No worries. The funny thing is that the post I wrote that in had screwed up formatting, forcing me to go back & edit it!
And you still have yet to demonstrate that there is no cost to spend your more powerful per-day abilities.
As I have said, there are many ways to introduce cost to the use of resources. I see no sign that WotC is going this route, and hence my concern. If I am wrong, and there is inherent cost, then I'll be much happier. Remember, going back to the beginning, I argued that Wyatt's claim was wrong because without addressing cost for the use of resources, you cannot resolve the 15-minute adventuring day problem.
Indeed, from a game-mechanics point of view, if you argued that a resource which you could regain by resting for eight hours had no cost, since they can be reset so easily, then per-encounter resources must have even less of a cost, since they are reset even more easily.
Correct, just as swinging a sword has less of a cost in 3e than casting magic missile in 3.x.
And if you enter an encounter unsure of the difficulty and then proceed to rely solely upon your most powerful, most limited in supply abilities, you're skipping the entire decision-making process which you also profess to the "greatest source of fun in the game".
Which is why the 15-minute adventuring day is described as a problem, rather than as the Woo-Hoo Fun Goodtime by those who experience it. Of course, some prefer to make one big fight using all per-day resources essentially as one giant per-encounter resource. While I can see that this would sometimes be fun, I wouldn't care to do it all of the time, because it would be narrowing the decision-making process considerable (IMHO).

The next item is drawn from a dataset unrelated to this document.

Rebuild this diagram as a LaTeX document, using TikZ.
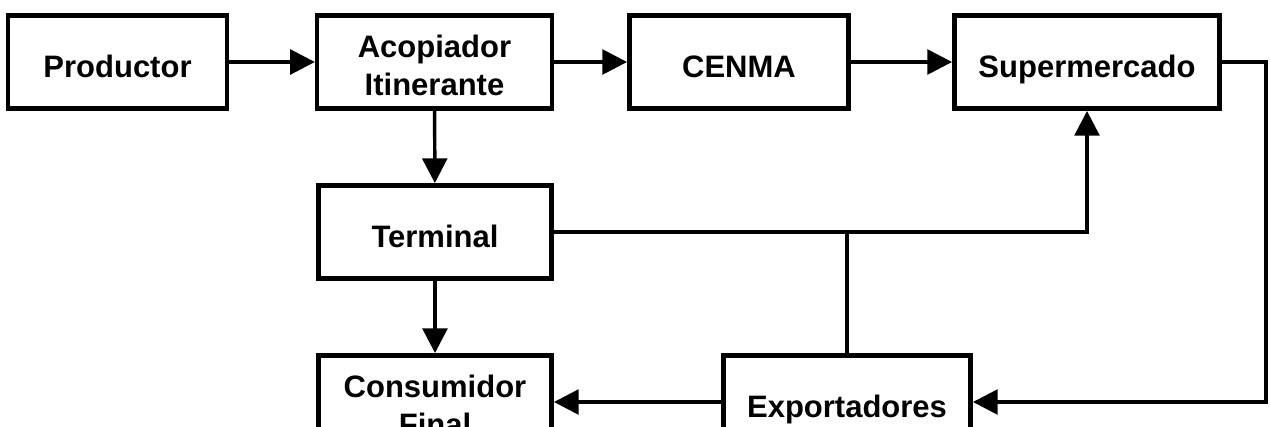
\documentclass[tikz,border=0pt]{standalone}
\usepackage{fontspec}
\setmainfont{Liberation Sans}
\usetikzlibrary{arrows.meta}
\begin{document}
\begin{tikzpicture}[x=0.75pt,y=-0.75pt,
  stagebox/.style={draw=black, line width=3.4pt, minimum height=70pt, inner sep=0pt,
    align=center, font=\fontsize{23.25}{28.5}\selectfont\bfseries,
    text height=22.5pt, text depth=0pt},
  twoline/.style={text height=50.5pt, text depth=0pt},
  conn/.style={line width=2.6pt, draw=black},
  arr/.style={conn, -{Triangle[length=18.5pt,width=18.5pt]}}]
\useasboundingbox (0,0) rectangle (1270,426);
\clip (0,0) rectangle (1270,426);
\node[stagebox, minimum width=164pt] (prod) at (117.5,62) {Productor};
\node[stagebox, twoline, minimum width=176pt] (acop) at (434.5,62) {Acopiador\\Itinerante};
\node[stagebox, minimum width=164.5pt] (cenma) at (739,62) {CENMA};
\node[stagebox, minimum width=199pt] (super) at (1087,62) {Supermercado};
\node[stagebox, minimum width=175pt] (term) at (435,232) {Terminal};
\node[stagebox, twoline, minimum width=175pt] (cons) at (435,402) {Consumidor\\Final};
\node[stagebox, minimum width=185.5pt] (expo) at (847,402) {Exportadores};
\coordinate (rc) at (1266,62);
\draw[arr] (prod) -- (acop);
\draw[arr] (acop) -- (cenma);
\draw[arr] (cenma) -- (super);
\draw[arr] (acop) -- (term);
\draw[arr] (term) -- (cons);
\draw[arr] (super.east) -- (rc) |- (expo.east);
\draw[arr] (term.east) -| (super.south);
\draw[conn] (expo.north) -- (expo.north |- term.east);
\draw[arr] (expo.west) -- (cons.east);
\end{tikzpicture}
\end{document}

But you have argued that from a mechanical point of view, the particular per-encounter system proposed by 4e encourages an all-or-nothing win / lose (die). But if there are conditions which can negatively impact upon a character's mechanical performance in subsequent challenges, then it isn't as binary as you claim on the mechanical side.

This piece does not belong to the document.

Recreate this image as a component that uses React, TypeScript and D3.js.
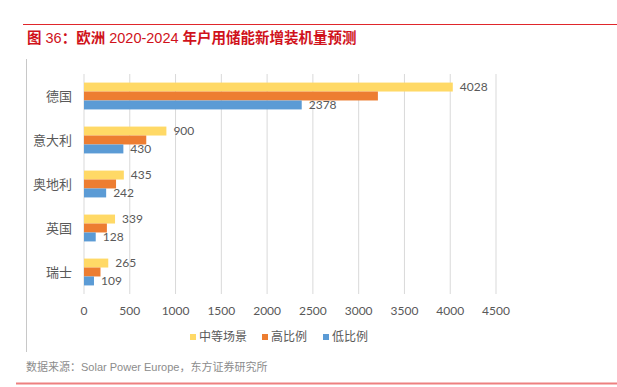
import React from 'react';
import * as d3 from 'd3';

const categories = ['德国', '意大利', '奥地利', '英国', '瑞士'];
const seriesNames = ['中等场景', '高比例', '低比例'];
const midValues = [4028, 900, 435, 339, 265];
const highValues = [3210, 680, 350, 250, 180];
const lowValues = [2378, 430, 242, 128, 109];
const xTicks = [0, 500, 1000, 1500, 2000, 2500, 3000, 3500, 4000, 4500];

const colors = ['#FFD966', '#ED7D31', '#5B9BD5'];
const labelled = [true, false, true];

const W = 617;
const H = 387;
const plot = { left: 84, right: 496, top: 74, bottom: 294 };
const numFont = 'Lato, "Noto Sans CJK SC", sans-serif';
const cjkFont = '"Noto Sans CJK SC", sans-serif';
const latinFont = '"Liberation Sans", "Noto Sans CJK SC", sans-serif';

const App = (): React.ReactElement => {
  const series = [midValues, highValues, lowValues];
  const x = d3.scaleLinear().domain([0, 4500]).range([plot.left, plot.right]);
  const y = d3.scaleBand<string>().domain(categories).range([plot.top, plot.bottom]).paddingInner(0.39).paddingOuter(0.195);
  const inner = d3.scaleBand<number>().domain([0, 1, 2]).range([0, y.bandwidth()]);

  return (
    <svg width={W} height={H} style={{ position: 'absolute', left: 0, top: 0, background: '#fff' }}>
      <line x1={23} x2={W} y1={24.5} y2={24.5} stroke="#E0262B" strokeWidth={1.2} />
      <text x={27} y={43} fill="#D0121B" fontSize={14.5} fontFamily={cjkFont} fontWeight="bold">
        图<tspan fontFamily={latinFont} fontWeight="normal"> 36</tspan>：欧洲
        <tspan fontFamily={latinFont} fontWeight="normal"> 2020-2024 </tspan>年户用储能新增装机量预测
      </text>
      <line x1={26.5} x2={26.5} y1={59} y2={352} stroke="#C8C8C8" />

      {xTicks.map((t) => (
        <g key={t}>
          <line x1={x(t)} x2={x(t)} y1={plot.top} y2={plot.bottom} stroke="#D9D9D9" />
          <text x={x(t)} y={315} textAnchor="middle" fontFamily={numFont} fontSize={12} fill="#595959">
            {t}
          </text>
        </g>
      ))}

      {categories.map((c, i) => (
        <g key={c}>
          <text
            x={72}
            y={(y(c) ?? 0) + y.bandwidth() / 2}
            dy="0.35em"
            textAnchor="end"
            fontFamily={cjkFont}
            fontSize={13}
            fill="#595959"
          >
            {c}
          </text>
          {series.map((vals, s) => {
            const yy = (y(c) ?? 0) + (inner(s) ?? 0);
            return (
              <g key={s}>
                <rect x={x(0)} y={yy} width={x(vals[i]) - x(0)} height={inner.bandwidth()} fill={colors[s]} />
                {labelled[s] && (
                  <text
                    x={x(vals[i]) + 7}
                    y={yy + inner.bandwidth() / 2}
                    dy="0.35em"
                    fontFamily={numFont}
                    fontSize={12}
                    fill="#595959"
                  >
                    {vals[i]}
                  </text>
                )}
              </g>
            );
          })}
        </g>
      ))}

      {seriesNames.map((n, s) => {
        const lx = [190, 262, 323][s];
        return (
          <g key={n}>
            <rect x={lx} y={334} width={6} height={6} fill={colors[s]} />
            <text x={lx + 9} y={337} dy="0.35em" fontFamily={cjkFont} fontSize={12} fill="#595959">
              {n}
            </text>
          </g>
        );
      })}

      <text x={26} y={370.5} fontFamily={latinFont} fontSize={11} fill="#8C8C8C">
        数据来源：Solar Power Europe，东方证券研究所
      </text>
      <line x1={16} x2={W} y1={383.5} y2={383.5} stroke="#EE8080" strokeWidth={2} />
    </svg>
  );
};

export default App;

Indeed, there are game mechanics whereby the "characters can indeed be victorious but suffer attrition" -- every edition of D&D thus far has had them. However, the fact that the designers are intentionally removing the conditions whereby characters suffered attrition in previous editions makes me a lot less hopeful as to how the new edition will play. Moreover, if the conditions imposed by combat can be rested away, and there is no cost for resting, then it will be exactly as though the conditions were not imposed in the first place.